Пределом стало творчество литовского художника и композитора Микалоюса Чюрлениса, который называл некоторые свои картины сонатами («Соната солнца», «Соната звезд», «Соната весны»), а в симфонических поэмах рисовал звуковые картины («Море», «В лесу»). «Он заставляет нас ощутить себя в ином пространстве, поглотившем время и движение», — этими словами Вячеслав Иванов, по сути, выписал Чюрленису пропуск в символизм. Посмертное признание одним из мэтров русского символизма своего литовского собрата не случайно: так сказалась решающая тенденция всего движения — воля к абсолютному синтезу.

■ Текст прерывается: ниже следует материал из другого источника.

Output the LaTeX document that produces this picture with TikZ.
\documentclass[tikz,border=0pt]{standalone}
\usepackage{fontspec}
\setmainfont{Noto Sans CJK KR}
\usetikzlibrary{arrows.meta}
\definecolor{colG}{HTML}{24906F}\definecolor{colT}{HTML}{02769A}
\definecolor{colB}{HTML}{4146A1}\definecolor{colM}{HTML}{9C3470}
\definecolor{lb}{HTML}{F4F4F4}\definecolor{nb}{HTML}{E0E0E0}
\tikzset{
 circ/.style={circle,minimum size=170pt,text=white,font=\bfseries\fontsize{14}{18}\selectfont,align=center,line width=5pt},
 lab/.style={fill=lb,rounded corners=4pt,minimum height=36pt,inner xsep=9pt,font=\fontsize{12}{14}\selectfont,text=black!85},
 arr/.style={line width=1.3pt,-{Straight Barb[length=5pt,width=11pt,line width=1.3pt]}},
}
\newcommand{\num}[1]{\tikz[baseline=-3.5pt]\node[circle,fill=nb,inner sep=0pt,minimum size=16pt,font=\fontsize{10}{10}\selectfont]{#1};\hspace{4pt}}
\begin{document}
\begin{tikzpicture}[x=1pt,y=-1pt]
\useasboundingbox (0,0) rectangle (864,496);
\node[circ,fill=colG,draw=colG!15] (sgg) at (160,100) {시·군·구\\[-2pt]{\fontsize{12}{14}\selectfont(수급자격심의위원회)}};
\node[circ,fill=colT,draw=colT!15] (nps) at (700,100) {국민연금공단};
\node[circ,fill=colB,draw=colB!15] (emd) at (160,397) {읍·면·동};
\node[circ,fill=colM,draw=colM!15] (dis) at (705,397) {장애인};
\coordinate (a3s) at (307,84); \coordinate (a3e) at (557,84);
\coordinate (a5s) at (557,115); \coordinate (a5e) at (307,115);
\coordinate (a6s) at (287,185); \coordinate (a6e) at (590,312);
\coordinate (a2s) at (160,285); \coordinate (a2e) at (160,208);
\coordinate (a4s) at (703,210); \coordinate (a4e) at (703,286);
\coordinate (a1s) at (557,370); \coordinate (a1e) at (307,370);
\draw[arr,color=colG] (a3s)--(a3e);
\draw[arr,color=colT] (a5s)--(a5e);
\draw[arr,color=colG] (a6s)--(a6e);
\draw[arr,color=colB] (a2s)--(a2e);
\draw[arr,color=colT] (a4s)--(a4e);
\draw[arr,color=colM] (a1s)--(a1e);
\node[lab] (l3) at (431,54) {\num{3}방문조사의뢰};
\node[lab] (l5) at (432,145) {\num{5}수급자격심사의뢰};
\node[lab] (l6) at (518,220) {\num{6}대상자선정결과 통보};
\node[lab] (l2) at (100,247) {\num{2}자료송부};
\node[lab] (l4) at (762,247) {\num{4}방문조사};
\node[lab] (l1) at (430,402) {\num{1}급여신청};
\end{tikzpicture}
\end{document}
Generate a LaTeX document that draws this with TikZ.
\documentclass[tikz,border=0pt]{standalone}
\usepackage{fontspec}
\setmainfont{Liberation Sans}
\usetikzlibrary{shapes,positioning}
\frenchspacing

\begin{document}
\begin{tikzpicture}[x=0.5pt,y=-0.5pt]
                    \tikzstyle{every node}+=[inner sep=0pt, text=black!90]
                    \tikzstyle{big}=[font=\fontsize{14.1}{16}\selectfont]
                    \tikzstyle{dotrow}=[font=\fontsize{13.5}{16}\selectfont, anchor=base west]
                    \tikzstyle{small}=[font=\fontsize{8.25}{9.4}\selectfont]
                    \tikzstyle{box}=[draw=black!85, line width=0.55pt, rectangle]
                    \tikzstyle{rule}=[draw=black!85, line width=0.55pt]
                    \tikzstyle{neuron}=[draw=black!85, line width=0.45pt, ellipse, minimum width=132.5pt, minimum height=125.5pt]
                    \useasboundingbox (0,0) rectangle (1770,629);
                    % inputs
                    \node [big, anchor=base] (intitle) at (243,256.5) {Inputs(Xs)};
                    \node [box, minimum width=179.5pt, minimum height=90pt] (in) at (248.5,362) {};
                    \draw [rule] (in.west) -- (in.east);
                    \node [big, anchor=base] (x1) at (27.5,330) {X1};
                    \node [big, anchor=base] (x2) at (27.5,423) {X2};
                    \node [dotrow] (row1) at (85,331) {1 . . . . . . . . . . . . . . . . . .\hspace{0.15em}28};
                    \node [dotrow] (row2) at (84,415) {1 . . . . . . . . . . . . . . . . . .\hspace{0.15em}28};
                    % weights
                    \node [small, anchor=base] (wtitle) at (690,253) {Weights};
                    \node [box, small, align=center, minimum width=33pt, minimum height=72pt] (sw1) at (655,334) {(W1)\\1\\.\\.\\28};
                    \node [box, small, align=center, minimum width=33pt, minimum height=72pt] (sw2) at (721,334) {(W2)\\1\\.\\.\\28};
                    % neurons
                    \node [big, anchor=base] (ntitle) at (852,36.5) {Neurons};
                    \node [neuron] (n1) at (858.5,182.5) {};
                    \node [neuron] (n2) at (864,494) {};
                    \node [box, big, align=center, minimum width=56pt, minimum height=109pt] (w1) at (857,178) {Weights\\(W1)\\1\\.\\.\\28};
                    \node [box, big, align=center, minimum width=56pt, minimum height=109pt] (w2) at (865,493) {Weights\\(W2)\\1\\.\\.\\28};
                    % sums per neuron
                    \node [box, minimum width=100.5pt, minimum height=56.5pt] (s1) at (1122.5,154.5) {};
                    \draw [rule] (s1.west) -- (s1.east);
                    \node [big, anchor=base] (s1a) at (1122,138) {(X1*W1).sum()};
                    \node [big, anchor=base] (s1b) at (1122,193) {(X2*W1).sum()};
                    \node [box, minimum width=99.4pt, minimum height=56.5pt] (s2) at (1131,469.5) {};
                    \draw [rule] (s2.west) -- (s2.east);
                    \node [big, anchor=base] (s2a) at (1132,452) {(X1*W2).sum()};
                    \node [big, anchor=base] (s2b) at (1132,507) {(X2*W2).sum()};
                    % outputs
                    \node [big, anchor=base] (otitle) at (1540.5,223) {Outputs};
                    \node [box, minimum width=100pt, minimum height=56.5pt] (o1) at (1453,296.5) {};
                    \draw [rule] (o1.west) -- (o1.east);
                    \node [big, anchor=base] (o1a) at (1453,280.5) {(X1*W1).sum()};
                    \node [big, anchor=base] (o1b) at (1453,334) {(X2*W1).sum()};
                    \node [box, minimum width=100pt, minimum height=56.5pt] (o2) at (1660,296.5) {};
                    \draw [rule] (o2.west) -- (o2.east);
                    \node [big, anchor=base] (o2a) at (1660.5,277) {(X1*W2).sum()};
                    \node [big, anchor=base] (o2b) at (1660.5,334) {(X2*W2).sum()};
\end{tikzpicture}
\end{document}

Символизм достиг своего пика к 1910-му, году смерти Врубеля, но расцвет почти тут же сменился кризисом. Слишком велики были надежды на преображение мира, а следовательно, и неизбежные разочарования — все это провоцировало брожение и раздоры, размывало общую для символистов почву. Мистические упования Блока и Белого все никак не сбывались, зато сбылись катастрофические предчувствия. Революция (незадолго до которой, в 1915 году, умер Скрябин) смела тех, кто ее предсказывал. После 1917 года о символизме уже вспоминали как об истории, с каждым годом — особенно после смерти Блока в 1921 году — все более далекой. Но конец символизма как школы и движения не отменил его огромного влияния на всю последующую культуру. Даже противники символистов, акмеисты, не могли уклониться от этого влияния, причем именно в своих итоговых произведениях: Николай Гумилев в своем последнем сборнике «Огненный столп», Осип Мандельштам — в «Стихах о неизвестном солдате», Анна Ахматова — в «Поэме без героя». Формальные поиски Брюсова и Блока дали импульс к преобразованию русской поэзии, опыты Белого до неузнаваемости изменили русскую прозу. След символистских идей более всего ощутим именно в явлениях мирового уровня — музыке Игоря Стравинского, дягилевских балетах, фильмах Сергея Эйзенштейна, живописи лидеров русского авангарда, таких как Василий Кандинский и Казимир Малевич, прозе Андрея Платонова и Бориса Пастернака. Великие достижения русской культуры в ХХ веке во многом стали возможны потому, что символизм открыл ему «магические горизонты».